34 homes destroyed, 42 saved in biggest Croy-area fire in 80
A faulty solar panel connection has been identified as the
source of the spark that touched off a wildfire Sept. 23 that
burned 3,127 acres and destroyed 34 dwellings in the Santa Cruz
Mountains southwest of Morgan Hill.
34 homes destroyed, 42 saved in biggest Croy-area fire in 80 years
A faulty solar panel connection has been identified as the source of the spark that touched off a wildfire Sept. 23 that burned 3,127 acres and destroyed 34 dwellings in the Santa Cruz Mountains southwest of Morgan Hill.
The cost of fighting the fire now stands at $8.5 million, with structural damage estimated at $4.4 million, CDF spokesman Jim Dethlefson said Wednesday.
Investigators focused on the solar panel in a single-wide mobile home off Croy Road as the potential cause of the blaze about the time they were discarding the possibility that the fire was caused by an explosion in a clandestine laboratory that produced methamphetamines.
They also eliminated arson as cause of the fire, which spread quickly in the dry timber and brush that thickly cover the hillsides and valleys. The fire, battled by 2,100 firefighters, including almost 1,000 minimum-security inmates from California prisons, was contained Saturday evening.
Crews cut 14 miles of fire line to get the fast traveling fire in check, Dethlefson said.
Now, hectic has turned to humdrum, said Dethlefson, an unemployed software quality engineer from San Jose temporarily on the CDF payroll as an information specialist.
“We’re breaking camp at Christmas Hill Park today and we’ll be gone by Friday,” Dethlefson said Wednesday of the base camp where firefighters going on duty and returning from fire lines ate and slept. “On scene, we’re still mopping up 500 feet from the fire line, which is about 200 feet more than usual. We’re being extra cautious because of wind,” Dethlefson said.
Also, Dethlefson said, hand crews and bulldozer operators are rehabilitating roads and fire breaks to prevent erosion. They are restoring the contours of safety islands – patches of cleared terrain where firefighters can retreat if threatened by fire – and creating channels to funnel water off roads instead of down roads.
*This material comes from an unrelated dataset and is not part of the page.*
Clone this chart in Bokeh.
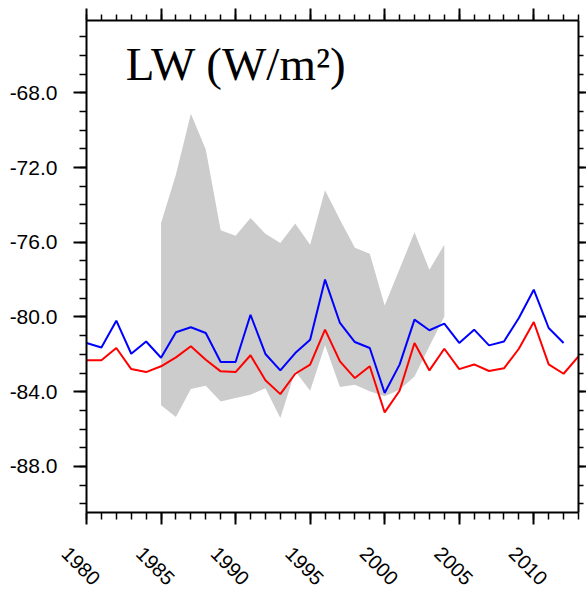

The crews also are laying down straw, which is designed to retain water and prevent runoff, Dethlefson said.
Since all the burned land is held privately, restoration measures will be left to the owners, Dethlefson said. There are a number of organizations and agencies that can help owners chart a course of action, he said.
In a nutshell, Dethlefson said: In addition to the 34 destroyed residences, four dwellings were damaged, two heavily. Sixty-five residences were saved and nine firefighters were injured. At the peak of the fire, 20 bulldozers, six air tankers and as many helicopters were aiding the ground crews.
Dethlefson, who has been living in a Morgan Hill motel since the fire broke out Sept. 23, is looking forward to going home. He has been home only twice, for 15 minutes each time, since arriving for fire duty.
The solar panel malfunction occurred in a number of indoor parts of the solar electrical system used to power the mobile home. The parts included a junction box, battery pack and breaker panel.
Investigators can’t say, however, exactly what went wrong in the electrical system, which had been in place for a number of years.
The news about the solar panel’s role in the fire brought a quick response from the CEO of a 28-year-old Sunnyvale solar power company.
In a press release, Michael Clifton of MC Solar Engineering, said “We feel it is important to convey the safety inherent in proper wiring.”
“Properly installed solar systems meet all current building and electrical codes, as well as additional stringent solar codes,” Clifton said. “As in all household electrical wiring, photovoltaic solar systems improperly assembled and not inspected by building and electrical inspectors can be hazardous.”
A properly installed solar system, Clifton said, contains devices to prevent fires in the panel itself as well as disconnect the system before a short circuit can cause damage.
Clifton said his firm has installed more than 4,000 solar panels without any backfires.